━━━ PROVIDED MATERIAL

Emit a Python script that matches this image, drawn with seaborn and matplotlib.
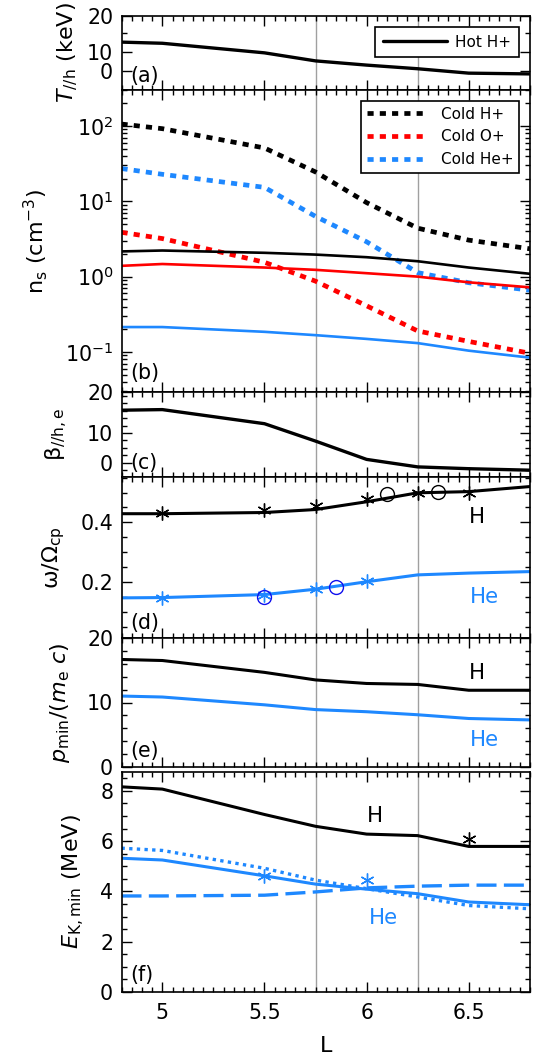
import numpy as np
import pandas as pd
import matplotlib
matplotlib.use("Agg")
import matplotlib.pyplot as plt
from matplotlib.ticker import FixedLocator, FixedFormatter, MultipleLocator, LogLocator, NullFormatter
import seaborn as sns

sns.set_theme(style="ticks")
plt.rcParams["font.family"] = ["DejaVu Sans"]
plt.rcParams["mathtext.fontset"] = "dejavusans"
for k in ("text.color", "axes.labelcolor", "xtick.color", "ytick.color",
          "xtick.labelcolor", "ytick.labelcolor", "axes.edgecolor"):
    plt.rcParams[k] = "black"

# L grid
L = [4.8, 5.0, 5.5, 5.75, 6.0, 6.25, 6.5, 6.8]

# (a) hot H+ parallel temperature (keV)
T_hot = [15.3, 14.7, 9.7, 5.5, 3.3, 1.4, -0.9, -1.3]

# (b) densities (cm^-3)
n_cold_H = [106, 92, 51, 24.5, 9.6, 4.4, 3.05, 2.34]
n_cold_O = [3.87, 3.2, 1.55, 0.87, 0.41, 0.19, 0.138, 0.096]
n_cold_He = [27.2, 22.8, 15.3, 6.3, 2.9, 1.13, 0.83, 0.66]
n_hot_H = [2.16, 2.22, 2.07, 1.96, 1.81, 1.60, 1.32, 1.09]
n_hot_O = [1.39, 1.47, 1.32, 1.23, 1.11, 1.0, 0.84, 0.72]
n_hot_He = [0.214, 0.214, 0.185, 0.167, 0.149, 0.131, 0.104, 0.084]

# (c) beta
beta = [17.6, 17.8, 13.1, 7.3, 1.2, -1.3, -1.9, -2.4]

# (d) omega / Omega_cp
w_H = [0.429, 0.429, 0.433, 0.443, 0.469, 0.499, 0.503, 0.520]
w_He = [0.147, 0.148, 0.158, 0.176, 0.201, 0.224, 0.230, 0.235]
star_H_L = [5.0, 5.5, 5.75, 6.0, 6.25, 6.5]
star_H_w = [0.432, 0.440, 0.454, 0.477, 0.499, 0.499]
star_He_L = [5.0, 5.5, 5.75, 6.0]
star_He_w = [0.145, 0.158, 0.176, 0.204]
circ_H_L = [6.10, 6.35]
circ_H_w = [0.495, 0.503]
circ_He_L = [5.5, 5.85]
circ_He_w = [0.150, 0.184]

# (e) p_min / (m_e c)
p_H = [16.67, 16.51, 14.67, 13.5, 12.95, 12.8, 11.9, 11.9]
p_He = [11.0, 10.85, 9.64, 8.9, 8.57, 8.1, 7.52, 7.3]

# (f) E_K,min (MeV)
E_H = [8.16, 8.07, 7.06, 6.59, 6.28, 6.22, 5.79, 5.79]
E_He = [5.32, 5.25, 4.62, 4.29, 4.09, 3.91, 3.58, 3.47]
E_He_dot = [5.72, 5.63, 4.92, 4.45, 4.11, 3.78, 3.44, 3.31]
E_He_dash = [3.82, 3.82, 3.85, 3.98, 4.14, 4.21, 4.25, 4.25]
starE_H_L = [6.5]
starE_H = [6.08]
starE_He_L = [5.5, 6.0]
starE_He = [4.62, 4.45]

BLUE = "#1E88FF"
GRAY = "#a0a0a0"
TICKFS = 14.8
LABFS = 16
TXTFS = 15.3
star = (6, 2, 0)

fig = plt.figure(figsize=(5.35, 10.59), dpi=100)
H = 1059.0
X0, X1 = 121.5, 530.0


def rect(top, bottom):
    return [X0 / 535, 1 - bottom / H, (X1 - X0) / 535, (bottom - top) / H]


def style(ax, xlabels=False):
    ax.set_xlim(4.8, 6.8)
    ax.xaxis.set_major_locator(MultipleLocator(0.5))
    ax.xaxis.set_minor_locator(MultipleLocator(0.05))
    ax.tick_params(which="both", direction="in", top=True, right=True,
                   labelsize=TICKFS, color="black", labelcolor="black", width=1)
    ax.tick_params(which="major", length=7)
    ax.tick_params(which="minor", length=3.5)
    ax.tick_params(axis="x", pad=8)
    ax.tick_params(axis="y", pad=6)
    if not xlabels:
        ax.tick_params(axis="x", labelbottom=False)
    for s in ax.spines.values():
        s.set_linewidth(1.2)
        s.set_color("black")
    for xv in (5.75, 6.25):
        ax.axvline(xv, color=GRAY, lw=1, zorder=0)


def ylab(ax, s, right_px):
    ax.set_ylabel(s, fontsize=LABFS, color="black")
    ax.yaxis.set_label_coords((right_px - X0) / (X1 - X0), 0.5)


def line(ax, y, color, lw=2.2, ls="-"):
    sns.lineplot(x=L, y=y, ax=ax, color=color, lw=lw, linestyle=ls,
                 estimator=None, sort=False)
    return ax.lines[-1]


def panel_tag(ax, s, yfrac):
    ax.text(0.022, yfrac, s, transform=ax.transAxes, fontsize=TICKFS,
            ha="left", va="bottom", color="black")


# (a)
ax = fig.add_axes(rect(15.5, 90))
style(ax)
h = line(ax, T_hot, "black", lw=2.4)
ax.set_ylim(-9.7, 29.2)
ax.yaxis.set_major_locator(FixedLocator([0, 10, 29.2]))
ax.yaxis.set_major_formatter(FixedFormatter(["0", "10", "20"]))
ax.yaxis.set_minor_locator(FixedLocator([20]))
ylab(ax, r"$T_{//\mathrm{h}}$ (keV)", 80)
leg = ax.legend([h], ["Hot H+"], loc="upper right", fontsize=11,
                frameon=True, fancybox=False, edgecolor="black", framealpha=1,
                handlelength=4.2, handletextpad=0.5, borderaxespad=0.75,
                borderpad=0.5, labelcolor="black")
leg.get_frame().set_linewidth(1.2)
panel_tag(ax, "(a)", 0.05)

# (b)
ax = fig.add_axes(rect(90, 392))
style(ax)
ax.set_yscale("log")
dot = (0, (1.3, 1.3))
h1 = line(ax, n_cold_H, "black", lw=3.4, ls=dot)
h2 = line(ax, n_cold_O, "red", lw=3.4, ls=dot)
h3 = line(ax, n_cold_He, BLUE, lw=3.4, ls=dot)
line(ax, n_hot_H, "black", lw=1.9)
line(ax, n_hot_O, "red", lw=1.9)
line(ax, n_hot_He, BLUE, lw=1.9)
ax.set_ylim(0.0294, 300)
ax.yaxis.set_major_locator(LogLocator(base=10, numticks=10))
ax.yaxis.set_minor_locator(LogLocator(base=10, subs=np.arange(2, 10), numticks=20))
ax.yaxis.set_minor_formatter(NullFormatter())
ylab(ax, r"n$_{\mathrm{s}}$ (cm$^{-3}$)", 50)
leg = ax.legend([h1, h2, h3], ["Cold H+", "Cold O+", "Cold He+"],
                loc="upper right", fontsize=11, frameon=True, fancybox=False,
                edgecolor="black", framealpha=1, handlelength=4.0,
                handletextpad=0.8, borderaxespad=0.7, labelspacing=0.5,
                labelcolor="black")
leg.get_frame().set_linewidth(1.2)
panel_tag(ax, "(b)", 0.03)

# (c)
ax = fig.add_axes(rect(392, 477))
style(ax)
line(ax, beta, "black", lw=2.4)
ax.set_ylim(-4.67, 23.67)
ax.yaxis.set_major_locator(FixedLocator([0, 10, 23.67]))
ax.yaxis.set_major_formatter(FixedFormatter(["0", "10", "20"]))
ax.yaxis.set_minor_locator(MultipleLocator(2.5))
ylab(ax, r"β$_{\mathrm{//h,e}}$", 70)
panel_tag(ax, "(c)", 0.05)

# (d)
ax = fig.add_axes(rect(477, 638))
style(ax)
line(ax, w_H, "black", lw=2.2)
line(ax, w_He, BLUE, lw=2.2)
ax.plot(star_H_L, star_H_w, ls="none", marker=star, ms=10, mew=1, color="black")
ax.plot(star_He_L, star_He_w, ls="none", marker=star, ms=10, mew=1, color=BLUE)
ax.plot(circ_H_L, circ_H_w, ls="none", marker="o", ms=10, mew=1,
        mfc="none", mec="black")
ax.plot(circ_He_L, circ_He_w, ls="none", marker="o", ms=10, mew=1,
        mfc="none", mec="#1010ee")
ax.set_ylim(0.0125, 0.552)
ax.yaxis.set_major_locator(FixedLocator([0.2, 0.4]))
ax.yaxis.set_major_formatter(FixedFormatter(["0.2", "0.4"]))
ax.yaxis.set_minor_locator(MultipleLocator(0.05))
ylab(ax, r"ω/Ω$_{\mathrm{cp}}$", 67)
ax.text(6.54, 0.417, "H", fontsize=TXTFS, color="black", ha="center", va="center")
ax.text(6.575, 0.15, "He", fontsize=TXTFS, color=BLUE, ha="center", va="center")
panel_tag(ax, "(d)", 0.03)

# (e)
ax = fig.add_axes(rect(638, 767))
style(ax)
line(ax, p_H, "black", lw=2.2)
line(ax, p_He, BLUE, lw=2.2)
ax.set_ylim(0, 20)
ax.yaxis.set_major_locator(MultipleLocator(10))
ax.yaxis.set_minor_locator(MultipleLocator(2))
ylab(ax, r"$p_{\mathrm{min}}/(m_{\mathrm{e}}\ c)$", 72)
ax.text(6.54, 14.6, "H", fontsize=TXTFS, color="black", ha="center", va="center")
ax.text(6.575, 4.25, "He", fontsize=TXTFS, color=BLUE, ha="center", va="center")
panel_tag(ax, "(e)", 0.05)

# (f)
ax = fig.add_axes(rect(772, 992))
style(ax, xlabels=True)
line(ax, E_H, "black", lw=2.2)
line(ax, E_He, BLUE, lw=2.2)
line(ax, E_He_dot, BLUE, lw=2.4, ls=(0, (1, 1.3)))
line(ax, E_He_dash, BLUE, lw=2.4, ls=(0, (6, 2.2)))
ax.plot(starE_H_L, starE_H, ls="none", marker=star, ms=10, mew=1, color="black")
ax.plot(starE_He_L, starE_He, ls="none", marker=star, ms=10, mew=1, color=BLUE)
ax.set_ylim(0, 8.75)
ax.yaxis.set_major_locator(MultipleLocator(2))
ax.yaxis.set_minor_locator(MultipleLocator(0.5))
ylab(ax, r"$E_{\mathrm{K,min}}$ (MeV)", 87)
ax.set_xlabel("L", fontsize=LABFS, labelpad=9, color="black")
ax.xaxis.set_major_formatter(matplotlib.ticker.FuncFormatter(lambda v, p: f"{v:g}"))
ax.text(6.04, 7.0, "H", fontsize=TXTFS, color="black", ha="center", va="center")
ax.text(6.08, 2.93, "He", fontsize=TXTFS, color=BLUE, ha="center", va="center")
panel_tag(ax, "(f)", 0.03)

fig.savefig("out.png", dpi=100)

━━━━━━

§ CHALLENGE: Could the lines from the top of the material through the line with "beta = [17.6, 17.8, 13.1, 7.3, 1.2, -1.3, -1.9, -2.4]" be repeated exactly, pictures left out?

§ SOLVED EXERCISE:
Emit a Python script that matches this image, drawn with seaborn and matplotlib.
import numpy as np
import pandas as pd
import matplotlib
matplotlib.use("Agg")
import matplotlib.pyplot as plt
from matplotlib.ticker import FixedLocator, FixedFormatter, MultipleLocator, LogLocator, NullFormatter
import seaborn as sns

sns.set_theme(style="ticks")
plt.rcParams["font.family"] = ["DejaVu Sans"]
plt.rcParams["mathtext.fontset"] = "dejavusans"
for k in ("text.color", "axes.labelcolor", "xtick.color", "ytick.color",
          "xtick.labelcolor", "ytick.labelcolor", "axes.edgecolor"):
    plt.rcParams[k] = "black"

# L grid
L = [4.8, 5.0, 5.5, 5.75, 6.0, 6.25, 6.5, 6.8]

# (a) hot H+ parallel temperature (keV)
T_hot = [15.3, 14.7, 9.7, 5.5, 3.3, 1.4, -0.9, -1.3]

# (b) densities (cm^-3)
n_cold_H = [106, 92, 51, 24.5, 9.6, 4.4, 3.05, 2.34]
n_cold_O = [3.87, 3.2, 1.55, 0.87, 0.41, 0.19, 0.138, 0.096]
n_cold_He = [27.2, 22.8, 15.3, 6.3, 2.9, 1.13, 0.83, 0.66]
n_hot_H = [2.16, 2.22, 2.07, 1.96, 1.81, 1.60, 1.32, 1.09]
n_hot_O = [1.39, 1.47, 1.32, 1.23, 1.11, 1.0, 0.84, 0.72]
n_hot_He = [0.214, 0.214, 0.185, 0.167, 0.149, 0.131, 0.104, 0.084]

# (c) beta
beta = [17.6, 17.8, 13.1, 7.3, 1.2, -1.3, -1.9, -2.4]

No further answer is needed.